Sons-of-the-soil studies, on the other hand, emphasize hostile relations between migrants and native populations. Fearon (2004) and Fearon and Laitin (2011), for example, argue that sons-of-the-soil conflicts engender the most protracted civil wars worldwide. This literature typically focuses on domestic population movements involving the migration of members of one or more ethnic groups into a region inhabited by a different ethnic group in search of better material opportunities. Ensuing conflicts are, thus, generally understood to be primarily about scarce resources.

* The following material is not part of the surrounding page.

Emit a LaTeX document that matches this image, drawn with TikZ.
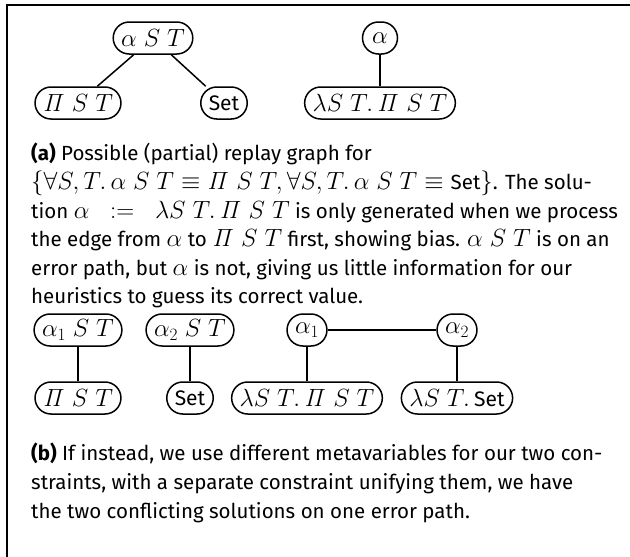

To the extent that sons-of-the-soil conflicts invoke identity, it is usually only in an instrumental way, to serve the interests of self-utility maximizing (and mobilizing) elites.

Thus far, the politics of settlers and settlements in contested territories has not been studied as a principal phenomenon in its own right. Considering that settlements have been a conspicuous feature of many protracted conflicts around the world, the scarcity of comparative and theoretical studies published on this topic is puzzling. Settlements, as this book shows, are a distinct phenomenon whereby demographic engineering is put into play in order to consolidate territorial control, and where identity questions often play a primary role. Indeed, as Ron Hassner (2006/07) usefully demonstrates, in many protracted conflicts over territory, the disputed territory actually has little material value.

The remainder of this introductory chapter provides the comparative framework of analysis for the rest of this volume. Our overarching purpose in this book is to provide a comparative investigation of how settler-related conflicts have unfolded in different parts of the world, identify common patterns and case-specific peculiarities, and generate insights into this highly important phenomenon. There is much to be learned by comparing and contrasting the ways settler-related conflicts emerge, evolve, and resolve (or not). Why and how are settlement endeavors initiated and pursued? How do sending states and settler populations respond to ensuing conflicts in the settled contested territories? How do the relations between sending states and their settler populations transform over time, particularly if their preferences diverge and the sending state reassesses its settlement policies? Bringing together cases from around the world with many similar characteristics as well as revealing differences, this book’s various chapters address these interrelated questions. Ultimately, settlers may not be the only factor fueling protracted conflicts over territories—but their influence is certainly powerful.